• Exercise instructions:
From the records below, please print only the lines from the one containing "Convert this chart to Plotly code." through the one containing "font=dict(size=22)))", both included. Skip the pictures.

• Dataset records:

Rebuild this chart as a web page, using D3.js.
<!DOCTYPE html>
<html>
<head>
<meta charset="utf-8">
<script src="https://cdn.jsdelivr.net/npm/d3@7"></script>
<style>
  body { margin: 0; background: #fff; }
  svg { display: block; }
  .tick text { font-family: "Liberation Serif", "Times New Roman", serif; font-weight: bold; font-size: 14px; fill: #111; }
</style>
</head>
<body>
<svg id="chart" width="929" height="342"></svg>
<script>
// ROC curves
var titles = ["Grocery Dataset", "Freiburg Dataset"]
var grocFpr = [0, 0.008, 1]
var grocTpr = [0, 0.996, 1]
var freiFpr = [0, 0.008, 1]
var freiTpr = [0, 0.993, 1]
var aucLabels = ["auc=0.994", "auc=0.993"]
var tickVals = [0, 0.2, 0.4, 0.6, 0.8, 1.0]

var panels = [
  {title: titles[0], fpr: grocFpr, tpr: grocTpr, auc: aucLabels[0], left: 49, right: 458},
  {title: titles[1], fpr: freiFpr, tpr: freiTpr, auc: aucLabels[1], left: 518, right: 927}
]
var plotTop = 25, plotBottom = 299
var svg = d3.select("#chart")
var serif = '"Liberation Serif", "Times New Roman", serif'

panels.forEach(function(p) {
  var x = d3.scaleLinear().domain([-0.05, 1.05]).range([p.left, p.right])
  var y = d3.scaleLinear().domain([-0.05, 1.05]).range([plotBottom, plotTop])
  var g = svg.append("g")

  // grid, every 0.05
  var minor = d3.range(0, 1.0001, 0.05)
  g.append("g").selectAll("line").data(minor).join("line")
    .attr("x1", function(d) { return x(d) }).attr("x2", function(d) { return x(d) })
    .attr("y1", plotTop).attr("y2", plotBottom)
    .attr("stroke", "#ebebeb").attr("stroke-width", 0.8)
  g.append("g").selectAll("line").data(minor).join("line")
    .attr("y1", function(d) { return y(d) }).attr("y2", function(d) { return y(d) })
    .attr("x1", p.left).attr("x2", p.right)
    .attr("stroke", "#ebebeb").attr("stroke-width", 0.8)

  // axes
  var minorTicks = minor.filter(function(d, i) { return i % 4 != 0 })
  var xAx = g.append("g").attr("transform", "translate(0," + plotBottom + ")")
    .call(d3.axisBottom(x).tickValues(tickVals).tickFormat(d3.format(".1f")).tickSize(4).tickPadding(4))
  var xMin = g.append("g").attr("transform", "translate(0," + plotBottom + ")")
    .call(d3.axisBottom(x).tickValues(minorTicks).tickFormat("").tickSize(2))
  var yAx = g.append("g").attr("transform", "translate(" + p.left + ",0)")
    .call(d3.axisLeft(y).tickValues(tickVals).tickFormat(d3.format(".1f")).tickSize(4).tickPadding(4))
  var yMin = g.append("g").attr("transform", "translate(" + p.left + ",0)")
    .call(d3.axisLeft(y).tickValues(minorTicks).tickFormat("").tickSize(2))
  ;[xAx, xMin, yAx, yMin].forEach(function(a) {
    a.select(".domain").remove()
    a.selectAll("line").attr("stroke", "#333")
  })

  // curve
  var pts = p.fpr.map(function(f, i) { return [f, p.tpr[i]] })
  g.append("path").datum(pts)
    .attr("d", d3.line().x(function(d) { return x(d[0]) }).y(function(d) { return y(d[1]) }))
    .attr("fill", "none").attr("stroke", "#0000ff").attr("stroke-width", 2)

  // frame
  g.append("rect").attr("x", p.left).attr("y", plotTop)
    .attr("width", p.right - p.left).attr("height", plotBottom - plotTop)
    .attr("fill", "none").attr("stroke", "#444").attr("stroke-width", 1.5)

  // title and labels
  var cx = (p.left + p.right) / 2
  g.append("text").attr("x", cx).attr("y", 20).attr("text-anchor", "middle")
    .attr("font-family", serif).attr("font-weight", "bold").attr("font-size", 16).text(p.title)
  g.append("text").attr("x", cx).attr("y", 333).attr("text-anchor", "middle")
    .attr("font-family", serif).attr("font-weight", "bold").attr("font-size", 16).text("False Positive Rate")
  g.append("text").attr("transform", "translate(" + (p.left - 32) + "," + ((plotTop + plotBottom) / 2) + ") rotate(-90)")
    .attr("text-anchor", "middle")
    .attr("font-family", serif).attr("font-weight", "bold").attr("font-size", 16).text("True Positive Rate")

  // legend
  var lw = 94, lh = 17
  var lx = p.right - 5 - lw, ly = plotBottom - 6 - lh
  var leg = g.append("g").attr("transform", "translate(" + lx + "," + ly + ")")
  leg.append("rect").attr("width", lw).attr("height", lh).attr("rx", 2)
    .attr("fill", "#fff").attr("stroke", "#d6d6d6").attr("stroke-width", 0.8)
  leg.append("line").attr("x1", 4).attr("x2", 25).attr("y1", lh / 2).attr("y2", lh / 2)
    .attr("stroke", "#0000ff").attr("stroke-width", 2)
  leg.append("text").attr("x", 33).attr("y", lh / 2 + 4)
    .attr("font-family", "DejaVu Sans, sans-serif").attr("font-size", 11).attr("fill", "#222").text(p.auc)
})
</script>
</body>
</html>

* * *

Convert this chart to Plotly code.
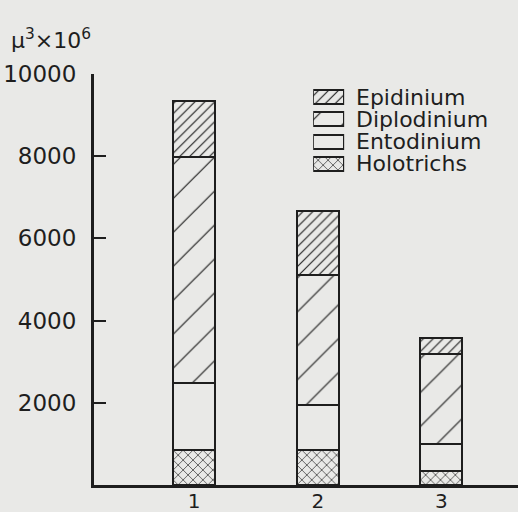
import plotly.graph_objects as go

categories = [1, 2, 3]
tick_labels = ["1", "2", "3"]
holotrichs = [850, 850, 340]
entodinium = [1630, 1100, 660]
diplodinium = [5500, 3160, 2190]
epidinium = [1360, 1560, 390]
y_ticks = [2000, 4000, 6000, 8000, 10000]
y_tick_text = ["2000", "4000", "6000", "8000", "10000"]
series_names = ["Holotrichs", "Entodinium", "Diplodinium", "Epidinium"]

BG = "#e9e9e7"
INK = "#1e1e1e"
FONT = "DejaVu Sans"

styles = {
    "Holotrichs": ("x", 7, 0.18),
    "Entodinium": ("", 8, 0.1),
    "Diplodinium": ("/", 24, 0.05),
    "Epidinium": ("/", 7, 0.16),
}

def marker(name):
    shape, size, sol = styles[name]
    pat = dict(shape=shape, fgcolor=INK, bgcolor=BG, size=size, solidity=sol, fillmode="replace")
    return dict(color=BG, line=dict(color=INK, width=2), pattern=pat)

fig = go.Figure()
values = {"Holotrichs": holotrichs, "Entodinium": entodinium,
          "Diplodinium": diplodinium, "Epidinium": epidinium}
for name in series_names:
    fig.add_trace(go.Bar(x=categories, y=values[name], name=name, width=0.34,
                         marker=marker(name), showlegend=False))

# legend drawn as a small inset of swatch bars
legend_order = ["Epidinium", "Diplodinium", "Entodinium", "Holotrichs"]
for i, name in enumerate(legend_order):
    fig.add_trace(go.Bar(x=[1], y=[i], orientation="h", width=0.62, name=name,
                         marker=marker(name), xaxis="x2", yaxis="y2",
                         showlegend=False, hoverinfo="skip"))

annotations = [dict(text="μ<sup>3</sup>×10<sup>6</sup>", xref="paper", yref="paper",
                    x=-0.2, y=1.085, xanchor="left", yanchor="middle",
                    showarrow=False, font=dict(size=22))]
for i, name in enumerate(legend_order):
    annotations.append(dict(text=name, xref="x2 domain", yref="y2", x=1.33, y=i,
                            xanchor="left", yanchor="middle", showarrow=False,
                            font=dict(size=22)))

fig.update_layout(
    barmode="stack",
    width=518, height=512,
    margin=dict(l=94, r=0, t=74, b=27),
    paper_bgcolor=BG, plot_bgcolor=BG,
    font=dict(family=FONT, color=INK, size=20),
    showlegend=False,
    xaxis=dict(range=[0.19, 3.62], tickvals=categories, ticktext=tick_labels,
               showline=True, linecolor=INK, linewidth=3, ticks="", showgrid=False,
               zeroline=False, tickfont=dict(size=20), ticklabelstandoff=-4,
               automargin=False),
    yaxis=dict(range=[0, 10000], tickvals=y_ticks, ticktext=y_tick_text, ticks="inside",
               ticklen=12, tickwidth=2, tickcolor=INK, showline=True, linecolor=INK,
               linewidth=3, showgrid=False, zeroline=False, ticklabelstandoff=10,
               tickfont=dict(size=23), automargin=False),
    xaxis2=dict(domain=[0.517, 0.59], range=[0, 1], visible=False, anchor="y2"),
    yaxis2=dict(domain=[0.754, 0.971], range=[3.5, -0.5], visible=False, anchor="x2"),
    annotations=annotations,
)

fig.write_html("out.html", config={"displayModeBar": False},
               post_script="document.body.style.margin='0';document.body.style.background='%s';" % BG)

• Output for this task:
Convert this chart to Plotly code.
import plotly.graph_objects as go

categories = [1, 2, 3]
tick_labels = ["1", "2", "3"]
holotrichs = [850, 850, 340]
entodinium = [1630, 1100, 660]
diplodinium = [5500, 3160, 2190]
epidinium = [1360, 1560, 390]
y_ticks = [2000, 4000, 6000, 8000, 10000]
y_tick_text = ["2000", "4000", "6000", "8000", "10000"]
series_names = ["Holotrichs", "Entodinium", "Diplodinium", "Epidinium"]

BG = "#e9e9e7"
INK = "#1e1e1e"
FONT = "DejaVu Sans"

styles = {
    "Holotrichs": ("x", 7, 0.18),
    "Entodinium": ("", 8, 0.1),
    "Diplodinium": ("/", 24, 0.05),
    "Epidinium": ("/", 7, 0.16),
}

def marker(name):
    shape, size, sol = styles[name]
    pat = dict(shape=shape, fgcolor=INK, bgcolor=BG, size=size, solidity=sol, fillmode="replace")
    return dict(color=BG, line=dict(color=INK, width=2), pattern=pat)

fig = go.Figure()
values = {"Holotrichs": holotrichs, "Entodinium": entodinium,
          "Diplodinium": diplodinium, "Epidinium": epidinium}
for name in series_names:
    fig.add_trace(go.Bar(x=categories, y=values[name], name=name, width=0.34,
                         marker=marker(name), showlegend=False))

# legend drawn as a small inset of swatch bars
legend_order = ["Epidinium", "Diplodinium", "Entodinium", "Holotrichs"]
for i, name in enumerate(legend_order):
    fig.add_trace(go.Bar(x=[1], y=[i], orientation="h", width=0.62, name=name,
                         marker=marker(name), xaxis="x2", yaxis="y2",
                         showlegend=False, hoverinfo="skip"))

annotations = [dict(text="μ<sup>3</sup>×10<sup>6</sup>", xref="paper", yref="paper",
                    x=-0.2, y=1.085, xanchor="left", yanchor="middle",
                    showarrow=False, font=dict(size=22))]
for i, name in enumerate(legend_order):
    annotations.append(dict(text=name, xref="x2 domain", yref="y2", x=1.33, y=i,
                            xanchor="left", yanchor="middle", showarrow=False,
                            font=dict(size=22)))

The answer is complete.